Nah, it’s unclear because the moment you tell someone they have it better, they look around at their miserable life and shrug, confused. Then they get defensive. But we know this, it’s not news.
Then when they balk they’re accused of pussy-footing around, painting them as wrong and part of the problem. They don’t take this well and they get angry and start pointing out exceptions and perceived double standards. But at this point they’re just following the script, no surprises here.
Eventually they’ll gleefully wallow around in their willful ignorance with other like-minded people who didn’t appreciate being told how much better life is for them by people who don’t know anything about them. And they wear this ignorance like a badge of honor, happy to watch you flail about trying to make them understand, because they know what they’ve been through, and it doesn’t match the reality you’re trying to sell them. But we’ve already been over this a million times, so obviously this latest attempt to inform didn’t work either, and it almost seems like you’ve made an enemy out of a once-neutral and unengaged third party.
By this point you’ve lost more ground than you might have gained by bringing up the issue without trying to paint uninformed people as inherently bad in some way, no matter how tenuous their connection to whatever major systematic problem that happens to see Crayons named after them. And by this point they smirk whenever they see these “flesh-colored” Crayons, where they’d never throught twice about them before.
The issue is confusing because by the time you’re explaining the Crayons, ignorant people have already felt unjustifiably attacked enough to make them fortify their position, which to them means defending the honesty of their own existence up until the moment the veil was uncerimoniously ripped from their eyes. To them, getting them to change at this point means getting them to admit they didn’t earn what they have in life, nor did their parents, or anybody else they might have respected; and that their individual tragedies and hardships haven’t impeded their progress in the grand scheme of things–which they-re unlikely to do. So you might call this attitude pussy-footing around, but they call it embracing “common sense.”
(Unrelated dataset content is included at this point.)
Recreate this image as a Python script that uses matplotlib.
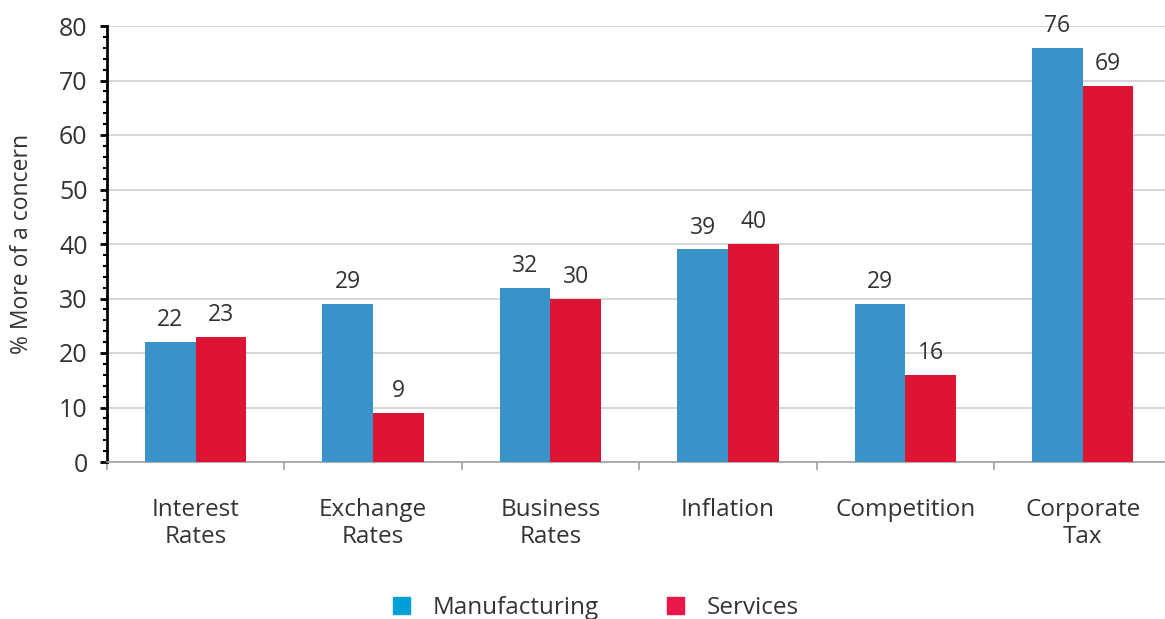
import matplotlib
matplotlib.use("Agg")
import matplotlib.pyplot as plt
import numpy as np
from matplotlib.ticker import MultipleLocator
from matplotlib.patches import Patch

categories = ["Interest\nRates", "Exchange\nRates", "Business\nRates", "Inflation", "Competition", "Corporate\nTax"]
manufacturing = [22, 29, 32, 39, 29, 76]
services = [23, 9, 30, 40, 16, 69]
series_names = ["Manufacturing", "Services"]

bar_blue = "#3A93C8"
bar_red = "#DD1533"
leg_blue = "#009FDA"
leg_red = "#E8194A"
txt = "#333333"

plt.rcParams['font.family'] = ['Open Sans', 'DejaVu Sans']

fig = plt.figure(figsize=(11.65, 6.19), dpi=100)
ax = fig.add_axes([107/1165, 1-462/619, 1-107/1165, (462-26)/619])

x = np.arange(len(categories))
w = 0.286
b1 = ax.bar(x - w/2, manufacturing, w, color=bar_blue, zorder=3)
b2 = ax.bar(x + w/2, services, w, color=bar_red, zorder=3)

for bars, vals in ((b1, manufacturing), (b2, services)):
    for r, v in zip(bars, vals):
        ax.annotate(f"{v}", (r.get_x() + r.get_width()/2, v), xytext=(0, 7),
                    textcoords="offset points", ha="center", va="bottom",
                    fontsize=16.5, color=txt)

ax.yaxis.set_major_locator(MultipleLocator(10))
ax.yaxis.set_minor_locator(MultipleLocator(2))
ax.grid(axis="y", color="#D0D0D0", linewidth=1.2, zorder=0)
ax.set_axisbelow(True)

for s in ("top", "right"):
    ax.spines[s].set_visible(False)
ax.spines["left"].set_color("black")
ax.spines["left"].set_linewidth(2)
ax.spines["bottom"].set_color("#A0A0A0")
ax.spines["bottom"].set_linewidth(1.2)

ax.tick_params(axis="y", which="major", length=5, width=2, color="black", pad=9,
               labelsize=18, labelcolor=txt)
ax.tick_params(axis="y", which="minor", length=3, width=1.5, color="black")

# x: category labels at centers, tick marks at boundaries
ax.set_xticks(x)
ax.set_xticklabels(categories, fontsize=17.5, color=txt, linespacing=1.15, va="top")
ax.tick_params(axis="x", which="major", length=0, pad=26)
ax.set_xticks(np.arange(-0.5, len(categories) - 1, 1.0), minor=True)
ax.tick_params(axis="x", which="minor", length=6, width=1.2, color="#A0A0A0", direction="out")

ax.set_ylim(0, 80)
ax.set_xlim(-0.5, 5.464)

ax.set_ylabel("% More of a concern", fontsize=16.5, color=txt, labelpad=18)

handles = [Patch(color=leg_blue), Patch(color=leg_red)]
fig.legend(handles, series_names, loc="center", bbox_to_anchor=(596/1165, 1-608/619),
           ncol=2, frameon=False, fontsize=17.5, handlelength=0.7, handleheight=0.7,
           columnspacing=2.8, handletextpad=0.95, labelcolor=txt)

fig.savefig("out.png", dpi=100)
I’m not implying your take on privilege isn’t 100% right, but I do think there might be better ways to educate people so that it makes more sense to them without automatically making an enemy of them in the process. We need people to be receptive, but too many times it seems like the speaker is just as happy to see these people dig their heels in, if for no other reason than it reinforces their claims that such an audience is willfully out of touch and maliciously obtuse.
Typed on a phone, so expect typos or whatever.